__WHAT YOU WILL DO__.
Write the material out again in full, word for word. Do not include the pictures.

····················

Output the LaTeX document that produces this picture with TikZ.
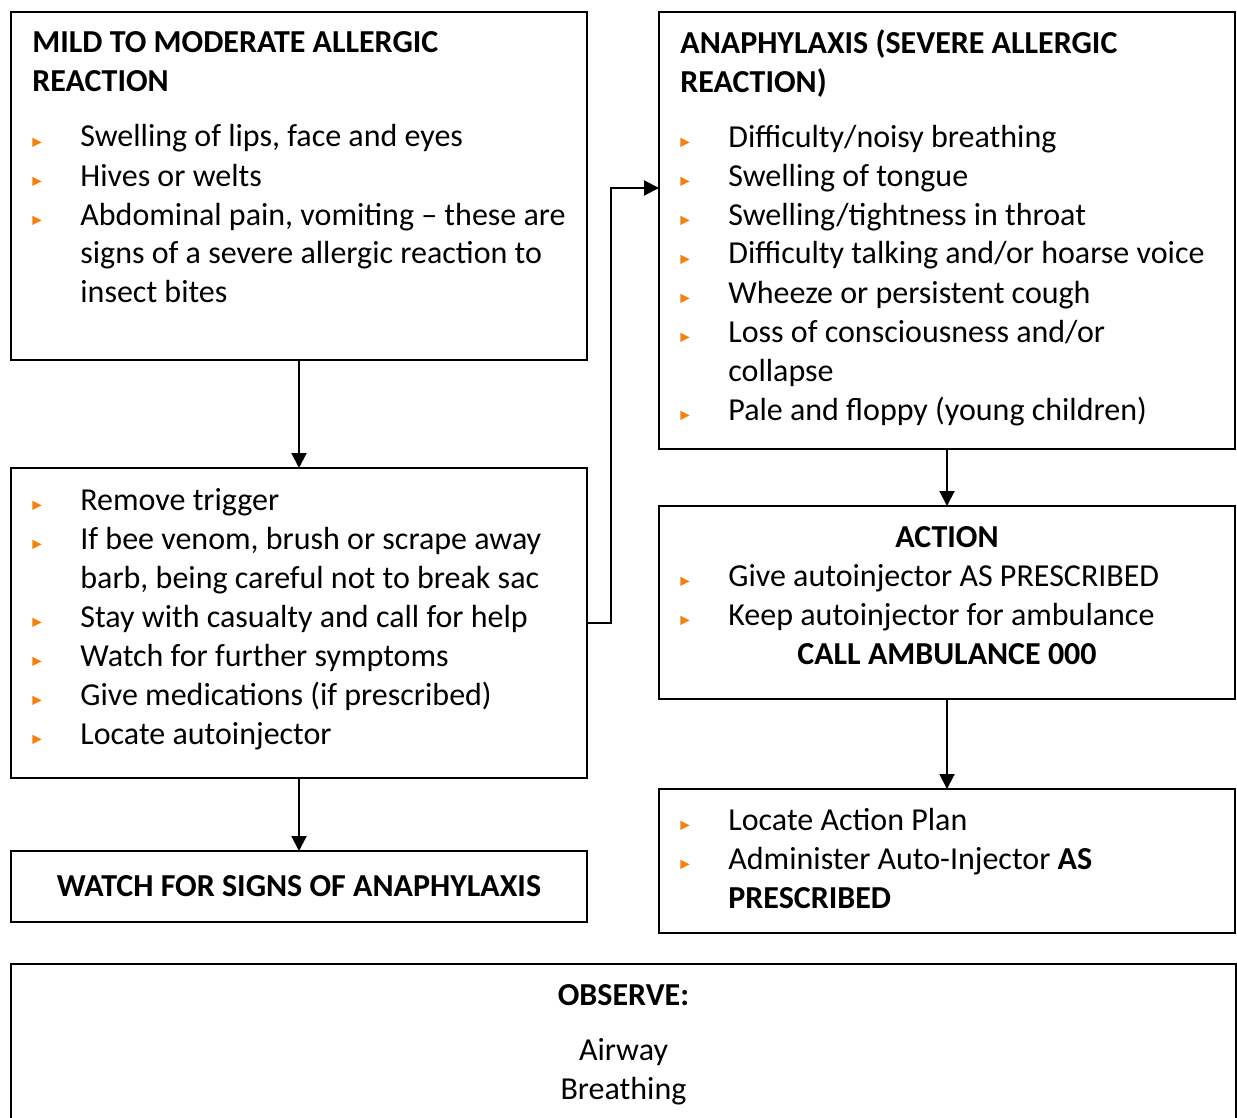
\documentclass[tikz,border=0pt]{standalone}
\usepackage{fontspec}
\setmainfont{Carlito}
\usepackage{xcolor}
\usepackage{tikz}
\usetikzlibrary{arrows.meta}
\definecolor{bulorange}{RGB}{242,130,18}
\newcommand{\bul}{\makebox[24pt][l]{\textcolor{bulorange}{\tikz\fill (0,0) -- (0,4.6pt) -- (4.6pt,2.3pt) -- cycle;}}}
\newcommand{\cont}{\hspace*{24pt}}

\begin{document}
\begin{tikzpicture}[x=0.5pt,y=-0.5pt,
  box/.style={draw,line width=1pt,anchor=north west,inner sep=0pt,outer sep=0pt,minimum width=288pt},
  txt/.style={anchor=base west,inner sep=0pt,align=left,font=\fontsize{16pt}{19.5pt}\selectfont},
  ctxt/.style={anchor=base,inner sep=0pt,align=center,font=\fontsize{16pt}{19.5pt}\selectfont},
  arr/.style={line width=1pt,-{Triangle[length=7.5pt,width=7.5pt]}}]
\useasboundingbox (0,0) rectangle (1237,1118);
% boxes
\node[box,minimum height=174pt] (mild) at (11,12) {};
\node[box,minimum height=155pt] (remove) at (11,468) {};
\node[box,minimum height=35.5pt,font=\fontsize{16pt}{19.5pt}\selectfont\bfseries] (watch) at (11,851) {WATCH FOR SIGNS OF ANAPHYLAXIS};
\node[box,minimum height=218.5pt] (anaph) at (659,12) {};
\node[box,minimum height=96.5pt] (action) at (659,506) {};
\node[box,minimum height=72pt] (locate) at (659,789) {};
\node[box,minimum width=612.5pt,minimum height=85pt] (observe) at (11,964) {};
% texts (placed by the baseline of their last line)
\node[txt] (mildtxt) at (32,303) {\textbf{MILD TO MODERATE ALLERGIC}\\\textbf{REACTION}\\[8pt]
  \bul Swelling of lips, face and eyes\\
  \bul Hives or welts\\
  \bul Abdominal pain, vomiting -- these are\\
  \cont signs of a severe allergic reaction to\\
  \cont insect bites};
\node[txt] (removetxt) at (32,744) {\bul Remove trigger\\
  \bul If bee venom, brush or scrape away\\
  \cont barb, being careful not to break sac\\
  \bul Stay with casualty and call for help\\
  \bul Watch for further symptoms\\
  \bul Give medications (if prescribed)\\
  \bul Locate autoinjector};
\node[txt] (anaphtxt) at (680,420) {\textbf{ANAPHYLAXIS (SEVERE ALLERGIC}\\\textbf{REACTION)}\\[8pt]
  \bul Difficulty/noisy breathing\\
  \bul Swelling of tongue\\
  \bul Swelling/tightness in throat\\
  \bul Difficulty talking and/or hoarse voice\\
  \bul Wheeze or persistent cough\\
  \bul Loss of consciousness and/or\\
  \cont collapse\\
  \bul Pale and floppy (young children)};
\node[ctxt] (acthead) at (947,547) {\textbf{ACTION}};
\node[txt] (acttxt) at (680,625) {\bul Give autoinjector AS PRESCRIBED\\
  \bul Keep autoinjector for ambulance};
\node[ctxt] (call) at (947,664) {\textbf{CALL AMBULANCE 000}};
\node[txt] (loctxt) at (680,908) {\bul Locate Action Plan\\
  \bul Administer Auto-Injector \textbf{AS}\\
  \cont\textbf{PRESCRIBED}};
\node[ctxt] (obshead) at (623.5,1005) {\textbf{OBSERVE:}};
\node[ctxt] (obstxt) at (623.5,1099) {Airway\\Breathing};
% connectors
\draw[arr] (mild.south) -- (remove.north);
\draw[arr] (remove.south) -- (watch.north);
\draw[arr] (anaph.south) -- (action.north);
\draw[arr] (action.south) -- (locate.north);
\coordinate (turn) at (611,188);
\draw[arr] (remove.east) -| (turn) -- (turn -| anaph.west);
\end{tikzpicture}
\end{document}
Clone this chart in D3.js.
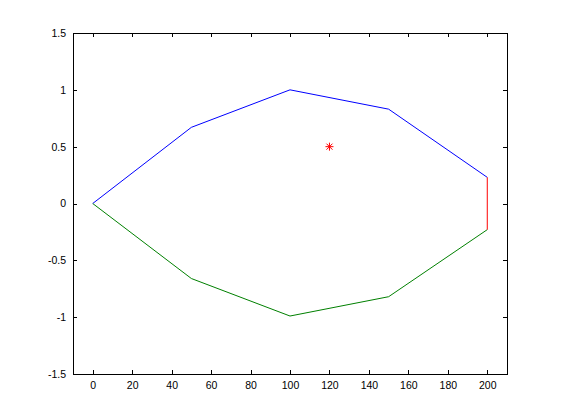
<!DOCTYPE html>
<html><head><meta charset="utf-8">
<script src="https://cdn.jsdelivr.net/npm/d3@7"></script>
<style>body{margin:0;background:#fff;} svg{display:block;}</style>
</head><body>
<svg id="c" width="561" height="420"></svg>
<script>
const xs = [0, 50, 100, 150, 200];
const upperY = [0, 0.67, 1, 0.83, 0.23];
const lowerY = [0, -0.66, -0.99, -0.82, -0.23];
const edgeX = [200, 200];
const edgeY = [0.23, -0.23];
const pointX = [120];
const pointY = [0.5];
const xTicks = [0,20,40,60,80,100,120,140,160,180,200];
const yTicks = [-1.5,-1,-0.5,0,0.5,1,1.5];

const svg = d3.select("#c");
const L = 73, R = 507, T = 33, B = 374;
const x = d3.scaleLinear().domain([-10, 210]).range([L, R]);
const y = d3.scaleLinear().domain([-1.5, 1.5]).range([B, T]);

const font = "Liberation Sans, Arial, sans-serif";
const tickLen = 4;

function styleAxis(g, hideText) {
  g.select(".domain").remove();
  g.selectAll(".tick line").attr("stroke", "#000").attr("stroke-width", 1).attr("shape-rendering","crispEdges");
  g.selectAll(".tick text").attr("font-family", font).attr("font-size", 10.5).attr("fill", "#000");
  if (hideText) g.selectAll(".tick text").remove();
}
const fmt = d => String(d);
svg.append("g").attr("transform", `translate(0,${B})`)
  .call(d3.axisBottom(x).tickValues(xTicks).tickFormat(fmt).tickSizeInner(-tickLen).tickPadding(8))
  .call(g => styleAxis(g, false));
svg.append("g").attr("transform", `translate(0,${T})`)
  .call(d3.axisTop(x).tickValues(xTicks).tickSizeInner(-tickLen))
  .call(g => styleAxis(g, true));
svg.append("g").attr("transform", `translate(${L},0)`)
  .call(d3.axisLeft(y).tickValues(yTicks).tickFormat(fmt).tickSizeInner(-tickLen).tickPadding(7))
  .call(g => styleAxis(g, false));
svg.append("g").attr("transform", `translate(${R},0)`)
  .call(d3.axisRight(y).tickValues(yTicks).tickSizeInner(-tickLen))
  .call(g => styleAxis(g, true));

svg.append("rect").attr("x", L + 0.5).attr("y", T + 0.5).attr("width", R - L).attr("height", B - T)
  .attr("fill", "none").attr("stroke", "#000").attr("stroke-width", 1);

const line = d3.line().x(d => x(d[0])).y(d => y(d[1]));
svg.append("path").datum(xs.map((v,i)=>[v, upperY[i]])).attr("d", line)
  .attr("fill","none").attr("stroke","#0000ff").attr("stroke-width",1);
svg.append("path").datum(xs.map((v,i)=>[v, lowerY[i]])).attr("d", line)
  .attr("fill","none").attr("stroke","#008000").attr("stroke-width",1);
svg.append("path").datum(edgeX.map((v,i)=>[v, edgeY[i]])).attr("d", line)
  .attr("fill","none").attr("stroke","#ff0000").attr("stroke-width",1);

const s = 4, d2 = 3;
pointX.forEach((px, i) => {
  const cx = x(px), cy = y(pointY[i]);
  const g = svg.append("g").attr("stroke", "#ff0000").attr("stroke-width", 1);
  g.append("line").attr("x1", cx - s).attr("x2", cx + s).attr("y1", cy).attr("y2", cy);
  g.append("line").attr("x1", cx).attr("x2", cx).attr("y1", cy - s).attr("y2", cy + s);
  g.append("line").attr("x1", cx - d2).attr("x2", cx + d2).attr("y1", cy - d2).attr("y2", cy + d2);
  g.append("line").attr("x1", cx - d2).attr("x2", cx + d2).attr("y1", cy + d2).attr("y2", cy - d2);
});
</script>
</body></html>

····················

__RESPONSE BELOW__.
Output the LaTeX document that produces this picture with TikZ.
\documentclass[tikz,border=0pt]{standalone}
\usepackage{fontspec}
\setmainfont{Carlito}
\usepackage{xcolor}
\usepackage{tikz}
\usetikzlibrary{arrows.meta}
\definecolor{bulorange}{RGB}{242,130,18}
\newcommand{\bul}{\makebox[24pt][l]{\textcolor{bulorange}{\tikz\fill (0,0) -- (0,4.6pt) -- (4.6pt,2.3pt) -- cycle;}}}
\newcommand{\cont}{\hspace*{24pt}}

\begin{document}
\begin{tikzpicture}[x=0.5pt,y=-0.5pt,
  box/.style={draw,line width=1pt,anchor=north west,inner sep=0pt,outer sep=0pt,minimum width=288pt},
  txt/.style={anchor=base west,inner sep=0pt,align=left,font=\fontsize{16pt}{19.5pt}\selectfont},
  ctxt/.style={anchor=base,inner sep=0pt,align=center,font=\fontsize{16pt}{19.5pt}\selectfont},
  arr/.style={line width=1pt,-{Triangle[length=7.5pt,width=7.5pt]}}]
\useasboundingbox (0,0) rectangle (1237,1118);
% boxes
\node[box,minimum height=174pt] (mild) at (11,12) {};
\node[box,minimum height=155pt] (remove) at (11,468) {};
\node[box,minimum height=35.5pt,font=\fontsize{16pt}{19.5pt}\selectfont\bfseries] (watch) at (11,851) {WATCH FOR SIGNS OF ANAPHYLAXIS};
\node[box,minimum height=218.5pt] (anaph) at (659,12) {};
\node[box,minimum height=96.5pt] (action) at (659,506) {};
\node[box,minimum height=72pt] (locate) at (659,789) {};
\node[box,minimum width=612.5pt,minimum height=85pt] (observe) at (11,964) {};
% texts (placed by the baseline of their last line)
\node[txt] (mildtxt) at (32,303) {\textbf{MILD TO MODERATE ALLERGIC}\\\textbf{REACTION}\\[8pt]
  \bul Swelling of lips, face and eyes\\
  \bul Hives or welts\\
  \bul Abdominal pain, vomiting -- these are\\
  \cont signs of a severe allergic reaction to\\
  \cont insect bites};
\node[txt] (removetxt) at (32,744) {\bul Remove trigger\\
  \bul If bee venom, brush or scrape away\\
  \cont barb, being careful not to break sac\\
  \bul Stay with casualty and call for help\\
  \bul Watch for further symptoms\\
  \bul Give medications (if prescribed)\\
  \bul Locate autoinjector};
\node[txt] (anaphtxt) at (680,420) {\textbf{ANAPHYLAXIS (SEVERE ALLERGIC}\\\textbf{REACTION)}\\[8pt]
  \bul Difficulty/noisy breathing\\
  \bul Swelling of tongue\\
  \bul Swelling/tightness in throat\\
  \bul Difficulty talking and/or hoarse voice\\
  \bul Wheeze or persistent cough\\
  \bul Loss of consciousness and/or\\
  \cont collapse\\
  \bul Pale and floppy (young children)};
\node[ctxt] (acthead) at (947,547) {\textbf{ACTION}};
\node[txt] (acttxt) at (680,625) {\bul Give autoinjector AS PRESCRIBED\\
  \bul Keep autoinjector for ambulance};
\node[ctxt] (call) at (947,664) {\textbf{CALL AMBULANCE 000}};
\node[txt] (loctxt) at (680,908) {\bul Locate Action Plan\\
  \bul Administer Auto-Injector \textbf{AS}\\
  \cont\textbf{PRESCRIBED}};
\node[ctxt] (obshead) at (623.5,1005) {\textbf{OBSERVE:}};
\node[ctxt] (obstxt) at (623.5,1099) {Airway\\Breathing};
% connectors
\draw[arr] (mild.south) -- (remove.north);
\draw[arr] (remove.south) -- (watch.north);
\draw[arr] (anaph.south) -- (action.north);
\draw[arr] (action.south) -- (locate.north);
\coordinate (turn) at (611,188);
\draw[arr] (remove.east) -| (turn) -- (turn -| anaph.west);
\end{tikzpicture}
\end{document}
Clone this chart in D3.js.
<!DOCTYPE html>
<html><head><meta charset="utf-8">
<script src="https://cdn.jsdelivr.net/npm/d3@7"></script>
<style>body{margin:0;background:#fff;} svg{display:block;}</style>
</head><body>
<svg id="c" width="561" height="420"></svg>
<script>
const xs = [0, 50, 100, 150, 200];
const upperY = [0, 0.67, 1, 0.83, 0.23];
const lowerY = [0, -0.66, -0.99, -0.82, -0.23];
const edgeX = [200, 200];
const edgeY = [0.23, -0.23];
const pointX = [120];
const pointY = [0.5];
const xTicks = [0,20,40,60,80,100,120,140,160,180,200];
const yTicks = [-1.5,-1,-0.5,0,0.5,1,1.5];

const svg = d3.select("#c");
const L = 73, R = 507, T = 33, B = 374;
const x = d3.scaleLinear().domain([-10, 210]).range([L, R]);
const y = d3.scaleLinear().domain([-1.5, 1.5]).range([B, T]);

const font = "Liberation Sans, Arial, sans-serif";
const tickLen = 4;

function styleAxis(g, hideText) {
  g.select(".domain").remove();
  g.selectAll(".tick line").attr("stroke", "#000").attr("stroke-width", 1).attr("shape-rendering","crispEdges");
  g.selectAll(".tick text").attr("font-family", font).attr("font-size", 10.5).attr("fill", "#000");
  if (hideText) g.selectAll(".tick text").remove();
}
const fmt = d => String(d);
svg.append("g").attr("transform", `translate(0,${B})`)
  .call(d3.axisBottom(x).tickValues(xTicks).tickFormat(fmt).tickSizeInner(-tickLen).tickPadding(8))
  .call(g => styleAxis(g, false));
svg.append("g").attr("transform", `translate(0,${T})`)
  .call(d3.axisTop(x).tickValues(xTicks).tickSizeInner(-tickLen))
  .call(g => styleAxis(g, true));
svg.append("g").attr("transform", `translate(${L},0)`)
  .call(d3.axisLeft(y).tickValues(yTicks).tickFormat(fmt).tickSizeInner(-tickLen).tickPadding(7))
  .call(g => styleAxis(g, false));
svg.append("g").attr("transform", `translate(${R},0)`)
  .call(d3.axisRight(y).tickValues(yTicks).tickSizeInner(-tickLen))
  .call(g => styleAxis(g, true));

svg.append("rect").attr("x", L + 0.5).attr("y", T + 0.5).attr("width", R - L).attr("height", B - T)
  .attr("fill", "none").attr("stroke", "#000").attr("stroke-width", 1);

const line = d3.line().x(d => x(d[0])).y(d => y(d[1]));
svg.append("path").datum(xs.map((v,i)=>[v, upperY[i]])).attr("d", line)
  .attr("fill","none").attr("stroke","#0000ff").attr("stroke-width",1);
svg.append("path").datum(xs.map((v,i)=>[v, lowerY[i]])).attr("d", line)
  .attr("fill","none").attr("stroke","#008000").attr("stroke-width",1);
svg.append("path").datum(edgeX.map((v,i)=>[v, edgeY[i]])).attr("d", line)
  .attr("fill","none").attr("stroke","#ff0000").attr("stroke-width",1);

const s = 4, d2 = 3;
pointX.forEach((px, i) => {
  const cx = x(px), cy = y(pointY[i]);
  const g = svg.append("g").attr("stroke", "#ff0000").attr("stroke-width", 1);
  g.append("line").attr("x1", cx - s).attr("x2", cx + s).attr("y1", cy).attr("y2", cy);
  g.append("line").attr("x1", cx).attr("x2", cx).attr("y1", cy - s).attr("y2", cy + s);
  g.append("line").attr("x1", cx - d2).attr("x2", cx + d2).attr("y1", cy - d2).attr("y2", cy + d2);
  g.append("line").attr("x1", cx - d2).attr("x2", cx + d2).attr("y1", cy + d2).attr("y2", cy - d2);
});
</script>
</body></html>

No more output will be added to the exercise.